◆ SOURCE EXCERPT
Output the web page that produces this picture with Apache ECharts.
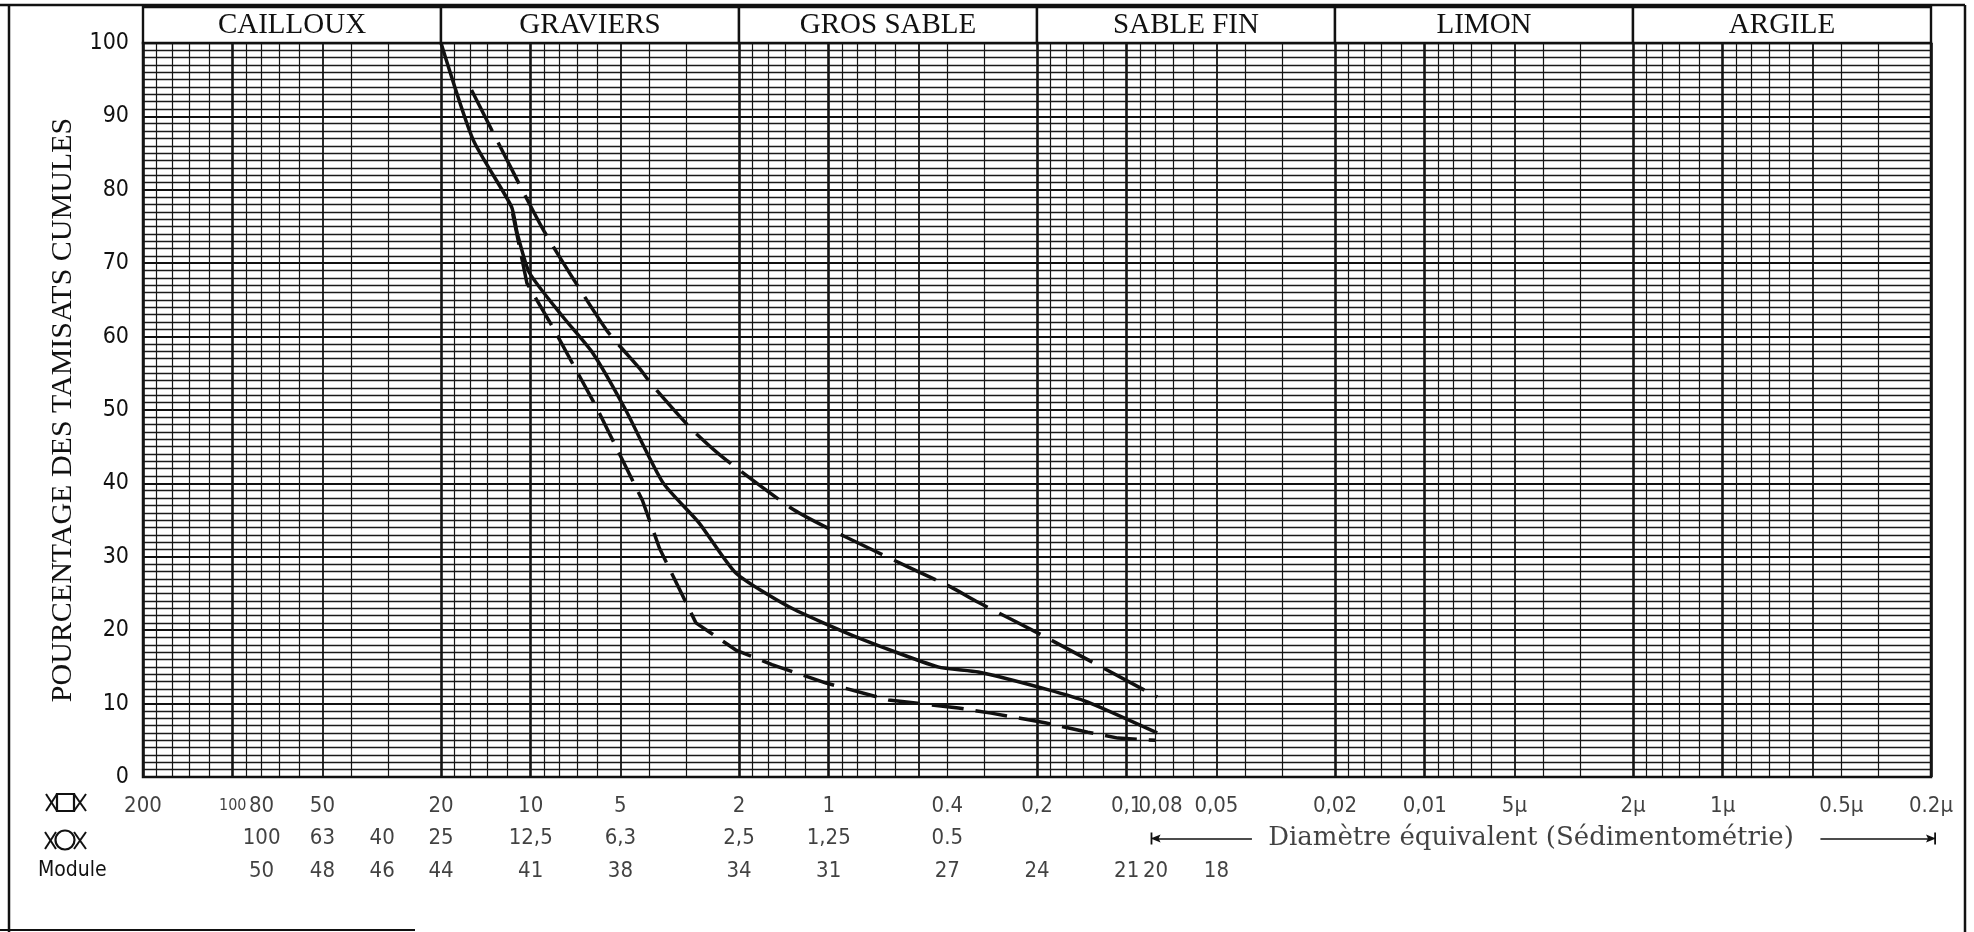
<!DOCTYPE html>
<html>
<head>
<meta charset="utf-8">
<title>Courbe granulométrique</title>
<script src="https://cdn.jsdelivr.net/npm/echarts@6/dist/echarts.min.js"></script>
<style>
html,body{margin:0;padding:0;background:#fff;}
#chart{width:1974px;height:932px;}
</style>
</head>
<body>
<div id="chart"></div>
<script>
// domaines granulometriques (en-tete) et leurs bornes en mm
var domaines = ['CAILLOUX', 'GRAVIERS', 'GROS SABLE', 'SABLE FIN', 'LIMON', 'ARGILE'];
var bornes = [200, 20, 2, 0.2, 0.02, 0.002, 0.0002];

// papier log : mantisses et decades du quadrillage vertical
var mantisses = [1.2, 1.4, 1.6, 1.8, 2, 3, 4, 5, 6, 7, 8, 9, 10];
var decades = [0.0001, 0.001, 0.01, 0.1, 1, 10, 100];

// ligne 1 : tamis a mailles carrees
var posCarres = [200, 100, 80, 50, 20, 10, 5, 2, 1, 0.4, 0.2, 0.1, 0.077, 0.05, 0.02, 0.01, 0.005, 0.002, 0.001, 0.0004, 0.0002];
var txtCarres = ['200', '100', '80', '50', '20', '10', '5', '2', '1', '0.4', '0,2', '0,1', '0,08', '0,05', '0,02', '0,01', '5µ', '2µ', '1µ', '0.5µ', '0.2µ'];
// ligne 2 : passoires a trous ronds
var posRonds = [80, 50, 31.5, 20, 10, 5, 2, 1, 0.4];
var txtRonds = ['100', '63', '40', '25', '12,5', '6,3', '2,5', '1,25', '0.5'];
// ligne 3 : module
var posModules = [80, 50, 31.5, 20, 10, 5, 2, 1, 0.4, 0.2, 0.1, 0.08, 0.05];
var txtModules = ['50', '48', '46', '44', '41', '38', '34', '31', '27', '24', '21', '20', '18'];

// courbes : [diametre mm, % tamisat cumule]
var courbe = [[20, 100], [15.6, 86.8], [11.6, 77.7], [11.1, 74.1], [10.1, 68.7], [7.8, 62.7], [6.2, 57.8], [4.8, 50], [3.6, 40.1], [2.72, 34.6], [2.05, 27.8], [1.36, 23.2], [0.81, 19.1], [0.43, 15], [0.315, 14.3], [0.184, 11.9], [0.135, 10.2], [0.079, 6]];
var fuseauHaut = [[15.8, 93.6], [13, 86.8], [9, 74.3], [5.57, 60.9], [4.32, 55.7], [3.91, 53.4], [2.87, 47.3], [2.21, 43.2], [1.31, 36.4], [0.93, 33.2], [0.54, 28.6], [0.39, 25.9], [0.315, 23.8], [0.188, 19.1], [0.079, 10.9]];
var fuseauBas = [[11.5, 76.8], [10.3, 67.3], [8.44, 61.3], [6.02, 50.4], [4.22, 37.7], [3.7, 31.2], [2.79, 21], [2.05, 17.3], [1.55, 15.3], [1.02, 12.8], [0.63, 10.5], [0.367, 9.4], [0.285, 8.7], [0.188, 7.4], [0.135, 6.1], [0.107, 5.3], [0.08, 5]];

var noir = '#111';
var sans = "'DejaVu Sans Condensed', 'Liberation Sans Narrow', 'DejaVu Sans', sans-serif";
var serif = "'Liberation Serif', 'DejaVu Serif', serif";

// lignes verticales du papier log
var lignesV = [];
decades.forEach(function (d) {
	mantisses.forEach(function (m) {
		var v = +(m * d).toPrecision(6);
		if (v < 0.0002 || v > 200) return;
		var w = (m === 10 || m === 2) ? 2.6 : (m === 5 ? 1.8 : 1.2);
		lignesV.push({xAxis: v, lineStyle: {width: w}});
	});
});

function etiquettes(pos, txt, rang) {
	return pos.map(function (v, i) {
		return {name: txt[i], value: [v, rang]};
	});
}

function serieEtiquettes(pos, txt, rang) {
	return {
		type: 'scatter', xAxisIndex: 2, yAxisIndex: 2, silent: true,
		symbolSize: 1, itemStyle: {color: 'rgba(0,0,0,0)'},
		label: {show: true, position: 'inside', formatter: '{b}', color: noir, fontFamily: sans, fontSize: 22},
		data: etiquettes(pos, txt, rang)
	};
}

function croix(x0, x1, y0, y1) {
	return [
		{type: 'line', shape: {x1: x0, y1: y0, x2: x1, y2: y1}, style: {stroke: noir, lineWidth: 2}},
		{type: 'line', shape: {x1: x0, y1: y1, x2: x1, y2: y0}, style: {stroke: noir, lineWidth: 2}}
	];
}

var fleche = 'path://M0,0 L12,0 L12,1.8 L0,1.8 Z M6,0 L10,10 L6,8 L2,10 Z';

var axeLog = {type: 'log', logBase: 10, min: 0.0002, max: 200, inverse: true, show: false};

var ligneCarres = serieEtiquettes(posCarres, txtCarres, 'r1');
// le "100" est serre contre le "80" sur l'abaque
ligneCarres.data[1].label = {fontSize: 16};

var myChart = echarts.init(document.getElementById('chart'));

var option = {
	animation: false,
	backgroundColor: '#fff',
	grid: [
		{left: 143, top: 43, width: 1788, height: 734, show: true, borderColor: noir, borderWidth: 2.5},
		{left: 143, top: 7, width: 1788, height: 36},
		{left: 143, top: 790, width: 1788, height: 97}
	],
	xAxis: [
		Object.assign({gridIndex: 0}, axeLog),
		Object.assign({gridIndex: 1}, axeLog),
		Object.assign({gridIndex: 2}, axeLog)
	],
	yAxis: [{
		gridIndex: 0, type: 'value', min: 0, max: 100, interval: 10,
		name: 'POURCENTAGE DES TAMISATS CUMULES',
		nameLocation: 'middle', nameGap: 60, nameRotate: 90,
		nameTextStyle: {fontFamily: serif, fontSize: 30, color: noir},
		axisLine: {show: false},
		axisTick: {show: false},
		axisLabel: {color: noir, fontFamily: sans, fontSize: 23, margin: 14},
		splitLine: {lineStyle: {color: noir, width: 2}},
		minorTick: {show: false, splitNumber: 10},
		minorSplitLine: {show: true, lineStyle: {color: '#1a1a1a', width: 1.3}}
	}, {
		gridIndex: 1, type: 'value', min: 0, max: 1, show: false
	}, {
		gridIndex: 2, type: 'category', data: ['r1', 'r2', 'r3'], inverse: true, show: false
	}],
	graphic: [
		{type: 'line', shape: {x1: 9, y1: 5, x2: 9, y2: 932}, style: {stroke: noir, lineWidth: 2.5}},
		{type: 'line', shape: {x1: 0, y1: 5, x2: 1965, y2: 5}, style: {stroke: noir, lineWidth: 2.5}},
		{type: 'line', shape: {x1: 1965, y1: 5, x2: 1965, y2: 932}, style: {stroke: noir, lineWidth: 2.5}},
		{type: 'line', shape: {x1: 0, y1: 930, x2: 415, y2: 930}, style: {stroke: noir, lineWidth: 2}},
		// symbole tamis carre
		{type: 'rect', shape: {x: 57, y: 794, width: 17, height: 17}, style: {stroke: noir, fill: 'none', lineWidth: 2.2}}
	].concat(croix(46, 57, 794, 811), croix(74, 86, 794, 811), [
		// symbole passoire ronde
		{type: 'circle', shape: {cx: 65, cy: 840, r: 9.5}, style: {stroke: noir, fill: 'none', lineWidth: 2.2}},
		{type: 'text', left: 38, top: 860, style: {text: 'Module', fill: noir, font: '21px ' + sans}}
	]).concat(croix(45, 56, 832, 849), croix(74, 86, 832, 849)),
	series: [{
		// quadrillage vertical
		type: 'line', xAxisIndex: 0, yAxisIndex: 0, data: [], silent: true, z: 1,
		markLine: {
			silent: true, animation: false, symbol: ['none', 'none'], precision: 8,
			label: {show: false}, emphasis: {disabled: true},
			lineStyle: {color: '#151515', type: 'solid', width: 1.2},
			data: lignesV
		}
	}, {
		name: 'Courbe', type: 'line', xAxisIndex: 0, yAxisIndex: 0, z: 5,
		showSymbol: false, smooth: 0.2,
		lineStyle: {color: noir, width: 3.5},
		data: courbe
	}, {
		name: 'Fuseau haut', type: 'line', xAxisIndex: 0, yAxisIndex: 0, z: 5,
		showSymbol: false, smooth: 0.2,
		lineStyle: {color: noir, width: 3.5, type: [46, 13]},
		data: fuseauHaut
	}, {
		name: 'Fuseau bas', type: 'line', xAxisIndex: 0, yAxisIndex: 0, z: 5,
		showSymbol: false,
		lineStyle: {color: noir, width: 3.5, type: [32, 12]},
		data: fuseauBas
	}, {
		// en-tete des domaines
		type: 'line', xAxisIndex: 1, yAxisIndex: 1, data: [], silent: true,
		markArea: {
			silent: true,
			itemStyle: {color: '#fff', borderColor: noir, borderWidth: 2.4},
			label: {show: true, position: 'inside', color: noir, fontFamily: serif, fontSize: 29},
			data: domaines.map(function (nom, i) {
				return [{name: nom, xAxis: bornes[i]}, {xAxis: bornes[i + 1]}];
			})
		}
	},
	ligneCarres,
	serieEtiquettes(posRonds, txtRonds, 'r2'),
	serieEtiquettes(posModules, txtModules, 'r3'),
	{
		// diametre equivalent (sedimentometrie)
		type: 'scatter', xAxisIndex: 2, yAxisIndex: 2, silent: true,
		symbolSize: 1, itemStyle: {color: 'rgba(0,0,0,0)'},
		label: {show: true, position: 'inside', formatter: '{b}', color: noir, fontFamily: "'DejaVu Serif', serif", fontSize: 26},
		data: [{name: 'Diamètre équivalent (Sédimentométrie)', value: [0.0044, 'r2']}],
		markLine: {
			silent: true, animation: false, label: {show: false}, precision: 8,
			symbolSize: [12, 10],
			lineStyle: {color: noir, width: 1.6, type: 'solid'},
			data: [
				[{coord: [0.08, 'r2'], symbol: fleche}, {coord: [0.038, 'r2'], symbol: 'none'}],
				[{coord: [0.00047, 'r2'], symbol: 'none'}, {coord: [0.0002, 'r2'], symbol: fleche}]
			]
		}
	}]
};

myChart.setOption(option);
</script>
</body>
</html>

◆ AIM OF THE EXERCISE
Return, unchanged, the lines from the first line of the material through the line that holds "var decades = [0.0001, 0.001, 0.01, 0.1, 1, 10, 100];", inclusive, omitting pictures.

◆ TASK ANSWER
Output the web page that produces this picture with Apache ECharts.
<!DOCTYPE html>
<html>
<head>
<meta charset="utf-8">
<title>Courbe granulométrique</title>
<script src="https://cdn.jsdelivr.net/npm/echarts@6/dist/echarts.min.js"></script>
<style>
html,body{margin:0;padding:0;background:#fff;}
#chart{width:1974px;height:932px;}
</style>
</head>
<body>
<div id="chart"></div>
<script>
// domaines granulometriques (en-tete) et leurs bornes en mm
var domaines = ['CAILLOUX', 'GRAVIERS', 'GROS SABLE', 'SABLE FIN', 'LIMON', 'ARGILE'];
var bornes = [200, 20, 2, 0.2, 0.02, 0.002, 0.0002];

// papier log : mantisses et decades du quadrillage vertical
var mantisses = [1.2, 1.4, 1.6, 1.8, 2, 3, 4, 5, 6, 7, 8, 9, 10];
var decades = [0.0001, 0.001, 0.01, 0.1, 1, 10, 100];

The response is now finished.